Hello Maths

I hope you’ve all had a great week!

I’ve really enjoyed teaching the negative number lessons to year 7 this week. We’ve spent far longer than I intended on the lessons, but it really feels like the students are really understanding what is going on. Negative numbers was one of the topics that was rushed through in previous years, due to time constraints, which often resulted in an annoyingly poor use of negative numbers higher up the school, particularly when multiplying out double brackets in the simplifying stage, and in substitution questions.

My final lessons were taken from the classic Standards Units (N9 Evaluating Directed Number Statements), adapted to include only addition and subtraction for our scheme. We will come back to the other statements next half term.

The students have to separate cards into ‘always, sometimes, never’ categories. We actually spent three lessons on this in the end because the students wanted to answer all of the cards.

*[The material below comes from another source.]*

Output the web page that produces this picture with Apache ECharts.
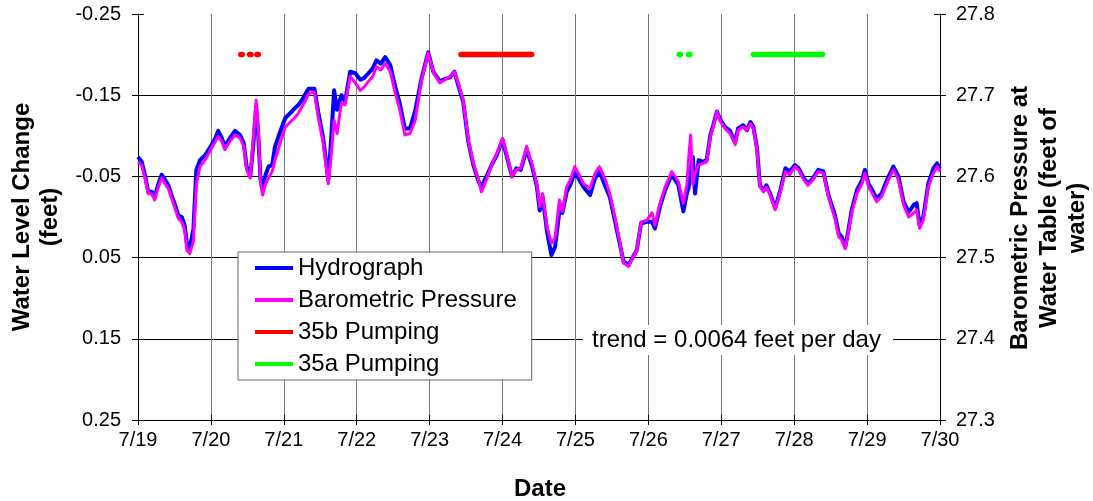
<!DOCTYPE html>
<html>
<head>
<meta charset="utf-8">
<script src="https://cdn.jsdelivr.net/npm/echarts@6/dist/echarts.min.js"></script>
<style>
  html, body { margin: 0; padding: 0; background: #fff; }
  #chart { width: 1093px; height: 501px; }
</style>
</head>
<body>
<div id="chart"></div>
<script>
// Day labels along the bottom axis (0 = 7/19 00:00)
const dayLabels = ['7/19', '7/20', '7/21', '7/22', '7/23', '7/24', '7/25', '7/26', '7/27', '7/28', '7/29', '7/30'];

// Sample times, in days since 7/19
const sampleDays = [
  0.00, 0.05, 0.10, 0.14, 0.19, 0.23, 0.28, 0.325, 0.37, 0.416, 0.46, 0.50, 0.553, 0.60, 0.64, 0.67, 0.71, 0.76, 0.80, 0.85,
  0.92, 1.01, 1.06, 1.10, 1.15, 1.19, 1.26, 1.33, 1.40, 1.45, 1.49, 1.54, 1.58, 1.62, 1.65, 1.68, 1.71, 1.75, 1.79, 1.84,
  1.88, 1.95, 2.02, 2.09, 2.15, 2.20, 2.25, 2.30, 2.34, 2.42, 2.47, 2.54, 2.61, 2.64, 2.69, 2.73, 2.79, 2.84, 2.91, 2.98,
  3.05, 3.10, 3.16, 3.22, 3.27, 3.33, 3.39, 3.46, 3.53, 3.59, 3.66, 3.73, 3.80, 3.89, 3.98, 4.05, 4.14, 4.21, 4.28, 4.34,
  4.39, 4.46, 4.53, 4.60, 4.67, 4.71, 4.78, 4.85, 4.92, 5.00, 5.06, 5.13, 5.19, 5.25, 5.33, 5.40, 5.47, 5.51, 5.55, 5.61,
  5.67, 5.72, 5.78, 5.82, 5.88, 5.93, 5.99, 6.04, 6.11, 6.20, 6.27, 6.33, 6.41, 6.47, 6.54, 6.61, 6.66, 6.73, 6.79, 6.84,
  6.90, 6.98, 7.05, 7.09, 7.16, 7.23, 7.32, 7.41, 7.48, 7.53, 7.55, 7.58, 7.61, 7.64, 7.69, 7.75, 7.80, 7.85, 7.89, 7.94,
  7.98, 8.05, 8.12, 8.19, 8.23, 8.30, 8.35, 8.40, 8.44, 8.49, 8.53, 8.58, 8.62, 8.67, 8.74, 8.81, 8.88, 8.94, 9.01, 9.06,
  9.13, 9.19, 9.26, 9.33, 9.40, 9.47, 9.56, 9.61, 9.65, 9.70, 9.74, 9.79, 9.86, 9.93, 9.97, 10.02, 10.06, 10.13, 10.20, 10.27,
  10.36, 10.43, 10.50, 10.57, 10.64, 10.68, 10.72, 10.77, 10.84, 10.91, 10.96, 11.00
];

// Water level change, feet (left axis, negative = up)
const hydrograph = [
  -0.074, -0.068, -0.050, -0.031, -0.031, -0.025, -0.041, -0.052, -0.046, -0.039, -0.027, -0.017, -0.002, 0.000, 0.010, 0.032, 0.039, 0.015, -0.058, -0.070,
  -0.076, -0.089, -0.097, -0.106, -0.097, -0.087, -0.097, -0.106, -0.101, -0.091, -0.062, -0.050, -0.087, -0.136, -0.100, -0.046, -0.037, -0.052, -0.062, -0.064,
  -0.087, -0.105, -0.122, -0.128, -0.134, -0.138, -0.144, -0.152, -0.158, -0.158, -0.130, -0.097, -0.046, -0.083, -0.156, -0.132, -0.150, -0.142, -0.179, -0.177,
  -0.169, -0.171, -0.177, -0.183, -0.193, -0.189, -0.197, -0.187, -0.160, -0.140, -0.109, -0.109, -0.130, -0.171, -0.203, -0.179, -0.167, -0.170, -0.172, -0.179,
  -0.163, -0.142, -0.093, -0.064, -0.044, -0.037, -0.050, -0.064, -0.076, -0.095, -0.074, -0.050, -0.060, -0.058, -0.083, -0.064, -0.038, -0.008, -0.025, 0.018,
  0.047, 0.037, -0.007, -0.005, -0.031, -0.040, -0.054, -0.048, -0.037, -0.027, -0.048, -0.056, -0.038, -0.025, 0.004, 0.034, 0.055, 0.059, 0.049, 0.041,
  0.008, 0.006, 0.006, 0.014, -0.013, -0.033, -0.052, -0.040, -0.007, -0.030, -0.035, -0.056, -0.074, -0.029, -0.070, -0.068, -0.070, -0.101, -0.113, -0.130,
  -0.121, -0.111, -0.106, -0.092, -0.109, -0.113, -0.107, -0.117, -0.111, -0.085, -0.039, -0.033, -0.039, -0.029, -0.011, -0.033, -0.060, -0.056, -0.064, -0.060,
  -0.048, -0.041, -0.048, -0.058, -0.056, -0.027, -0.002, 0.020, 0.024, 0.037, 0.018, -0.009, -0.033, -0.045, -0.058, -0.041, -0.035, -0.023, -0.029, -0.045,
  -0.062, -0.050, -0.019, -0.006, -0.015, -0.017, 0.010, 0.000, -0.041, -0.060, -0.066, -0.060
];

// Barometric pressure at the water table, feet of water (right axis)
const barometricPressure = [
  27.618, 27.614, 27.596, 27.579, 27.578, 27.571, 27.587, 27.598, 27.591, 27.585, 27.573, 27.563, 27.548, 27.544, 27.534, 27.509, 27.505, 27.520, 27.590, 27.612,
  27.620, 27.635, 27.643, 27.649, 27.643, 27.633, 27.643, 27.651, 27.647, 27.637, 27.608, 27.598, 27.645, 27.694, 27.661, 27.591, 27.577, 27.591, 27.598, 27.606,
  27.620, 27.641, 27.661, 27.667, 27.672, 27.678, 27.686, 27.694, 27.702, 27.704, 27.674, 27.641, 27.591, 27.616, 27.669, 27.653, 27.690, 27.688, 27.723, 27.715,
  27.706, 27.710, 27.717, 27.723, 27.735, 27.731, 27.739, 27.729, 27.702, 27.682, 27.651, 27.653, 27.668, 27.719, 27.752, 27.729, 27.715, 27.719, 27.723, 27.729,
  27.715, 27.694, 27.645, 27.616, 27.596, 27.581, 27.596, 27.614, 27.628, 27.647, 27.626, 27.600, 27.608, 27.610, 27.637, 27.616, 27.591, 27.563, 27.579, 27.538,
  27.518, 27.524, 27.571, 27.557, 27.587, 27.596, 27.612, 27.604, 27.591, 27.585, 27.604, 27.612, 27.596, 27.579, 27.550, 27.518, 27.493, 27.489, 27.501, 27.509,
  27.544, 27.546, 27.555, 27.540, 27.567, 27.587, 27.606, 27.594, 27.567, 27.591, 27.620, 27.651, 27.590, 27.604, 27.614, 27.616, 27.618, 27.649, 27.661, 27.680,
  27.669, 27.659, 27.653, 27.639, 27.657, 27.661, 27.657, 27.665, 27.659, 27.633, 27.587, 27.581, 27.587, 27.577, 27.559, 27.581, 27.606, 27.602, 27.612, 27.608,
  27.596, 27.589, 27.596, 27.606, 27.604, 27.575, 27.548, 27.526, 27.522, 27.511, 27.530, 27.555, 27.579, 27.591, 27.604, 27.587, 27.581, 27.569, 27.575, 27.591,
  27.608, 27.596, 27.565, 27.550, 27.555, 27.559, 27.536, 27.546, 27.587, 27.604, 27.612, 27.606
];

// Pumping periods [start, end], days since 7/19
const pumping35b = [[1.41, 1.43], [1.53, 1.55], [1.63, 1.65], [4.43, 5.40]];
const pumping35a = [[7.42, 7.44], [7.55, 7.57], [8.44, 9.39]];
// Level (left axis) at which the pumping bars are drawn
const pumpingLevel = -0.2;

const trendNote = 'trend = 0.0064 feet per day';

const FONT = '"Liberation Sans", Arial, Helvetica, sans-serif';

function pairs(xs, ys) {
  return xs.map((x, i) => [x, ys[i]]);
}
function periodsToLine(periods, level) {
  const out = [];
  periods.forEach(([s, e]) => {
    out.push([s, level], [e, level], [e, '-']);
  });
  return out;
}

const chart = echarts.init(document.getElementById('chart'), null, { renderer: 'canvas' });

const baseAxisText = { fontFamily: FONT, fontSize: 20, color: '#000' };

chart.setOption({
  animation: false,
  backgroundColor: '#fff',
  grid: { left: 138, right: 153, top: 14, bottom: 81, containLabel: false },
  xAxis: [
    {
      type: 'value', min: 0, max: 11, interval: 1, position: 'bottom',
      axisLine: { onZero: false, lineStyle: { color: '#000', width: 1 } },
      axisTick: { length: 5, lineStyle: { color: '#000' } },
      axisLabel: Object.assign({ margin: 10, formatter: v => dayLabels[Math.round(v)] }, baseAxisText),
      splitLine: { show: true, lineStyle: { color: '#777', width: 1 } }
    },
    {
      type: 'value', min: 0, max: 11, interval: 1, position: 'bottom',
      axisLine: { show: false, onZero: false },
      axisTick: { inside: true, length: 5, lineStyle: { color: '#000' } },
      axisLabel: { show: false },
      splitLine: { show: false }
    }
  ],
  yAxis: [
    {
      type: 'value', min: -0.25, max: 0.25, interval: 0.1, inverse: true, position: 'left',
      axisLine: { show: true, onZero: false, lineStyle: { color: '#000', width: 1 } },
      axisTick: { show: true, length: 6, lineStyle: { color: '#000' } },
      axisLabel: Object.assign({ margin: 17, formatter: v => v.toFixed(2) }, baseAxisText),
      splitLine: { show: true, showMinLine: false, showMaxLine: false, lineStyle: { color: '#000', width: 1 } }
    },
    {
      type: 'value', min: 27.3, max: 27.8, interval: 0.1, position: 'right',
      axisLine: { show: true, onZero: false, lineStyle: { color: '#000', width: 1 } },
      axisTick: { show: true, length: 6, lineStyle: { color: '#000' } },
      axisLabel: Object.assign({ margin: 16, formatter: v => v.toFixed(1) }, baseAxisText),
      splitLine: { show: false }
    },
    {
      type: 'value', min: -0.25, max: 0.25, interval: 0.1, inverse: true, position: 'left',
      axisLine: { show: false, onZero: false },
      axisTick: { show: true, inside: true, length: 6, lineStyle: { color: '#000' } },
      axisLabel: { show: false },
      splitLine: { show: false }
    },
    {
      type: 'value', min: 27.3, max: 27.8, interval: 0.1, position: 'right',
      axisLine: { show: false, onZero: false },
      axisTick: { show: true, inside: true, length: 6, lineStyle: { color: '#000' } },
      axisLabel: { show: false },
      splitLine: { show: false }
    }
  ],
  legend: {
    orient: 'vertical',
    left: 238, top: 252,
    padding: [4, 15, 4, 17],
    backgroundColor: '#fff',
    borderColor: '#666', borderWidth: 1,
    itemWidth: 38, itemHeight: 4, itemGap: 8,
    icon: 'rect',
    textStyle: { fontFamily: FONT, fontSize: 24, color: '#000', lineHeight: 24 },
    data: ['Hydrograph', 'Barometric Pressure', '35b Pumping', '35a Pumping']
  },
  series: [
    {
      name: 'Hydrograph', type: 'line', xAxisIndex: 0, yAxisIndex: 0,
      data: pairs(sampleDays, hydrograph),
      showSymbol: false, symbol: 'none', color: '#0000ff',
      lineStyle: { color: '#0000ff', width: 4, join: 'round' }, z: 3
    },
    {
      name: 'Barometric Pressure', type: 'line', xAxisIndex: 0, yAxisIndex: 1,
      data: pairs(sampleDays, barometricPressure),
      showSymbol: false, symbol: 'none', color: '#ff00ff',
      lineStyle: { color: '#ff00ff', width: 3, join: 'round' }, z: 4
    },
    {
      name: '35b Pumping', type: 'line', xAxisIndex: 0, yAxisIndex: 0,
      data: periodsToLine(pumping35b, pumpingLevel), connectNulls: false,
      showSymbol: false, symbol: 'none', color: '#ff0000',
      lineStyle: { color: '#ff0000', width: 5.5, cap: 'round' }, z: 5
    },
    {
      name: '35a Pumping', type: 'line', xAxisIndex: 0, yAxisIndex: 0,
      data: periodsToLine(pumping35a, pumpingLevel), connectNulls: false,
      showSymbol: false, symbol: 'none', color: '#00ff00',
      lineStyle: { color: '#00ff00', width: 5.5, cap: 'round' }, z: 5
    }
  ],
  graphic: [
    {
      type: 'text', x: 36, y: 217, rotation: Math.PI / 2, z: 10,
      style: { text: 'Water Level Change\n(feet)', fontFamily: FONT, fontSize: 24, fontWeight: 'bold', fill: '#000', align: 'center', verticalAlign: 'middle', lineHeight: 28 }
    },
    {
      type: 'text', x: 1049, y: 218, rotation: Math.PI / 2, z: 10,
      style: { text: 'Barometric Pressure at\nWater Table (feet of\nwater)', fontFamily: FONT, fontSize: 24, fontWeight: 'bold', fill: '#000', align: 'center', verticalAlign: 'middle', lineHeight: 28.5 }
    },
    {
      type: 'text', x: 540, y: 489, z: 10,
      style: { text: 'Date', fontFamily: FONT, fontSize: 24, fontWeight: 'bold', fill: '#000', align: 'center', verticalAlign: 'middle' }
    },
    {
      type: 'rect', z: 9, shape: { x: 583, y: 325, width: 310, height: 30 }, style: { fill: '#fff' }
    },
    {
      type: 'text', x: 592, y: 340, z: 10,
      style: { text: trendNote, fontFamily: FONT, fontSize: 24, fill: '#000', align: 'left', verticalAlign: 'middle' }
    }
  ]
});
</script>
</body>
</html>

Some used sandcastle diagrams, some used charges and some used thermometers to explain their reasoning. They challenged each other with well thought out arguments. I was so pleased with them all!

It turns out that there are no ‘never’ statements in the cards we use so a good challenge at the end is for the students to make their own ‘never’ statements, which they thought about really well.

**In other news…**

The new year 8 progress checker and the year 9 and 10 assessments will be uploaded this weekend. They all have the usual password.

The year 8 assessment takes the same form as year 7: simpler fluency questions followed by questions that require reasoning and non-routine questions. Once again, no numerical grades should be given to the students. This front cover grid should be used to identify areas of weakness. Any blanks in the first column would require some action on the part of the teacher, and more formal intervention should it remain a problem. This paper is a **non-calculator paper**.

The GCSE assessments have a similar format for questions, starting easier and building up to non-routine questions. As tiers of entry have not yet been decided for any group and all students have the same objectives, all students will sit the same test. This means that there may be a few questions at the end that some students may not be able to access. The grades for each assessment range from 9-1, which can be shared with students. The percentage from the test should be put into Go4Schools which will convert the percentage to a grade.

There is a record table on the front cover, similar to the year 7 and 8 progress checkers. For any blank boxes, students will be directed to a video from either www.corbettmaths.com or lesson powerpoints so that students can work on areas they are struggling with. Hopefully this will encourage students to take responsibility for their own learning first, before any intervention takes place.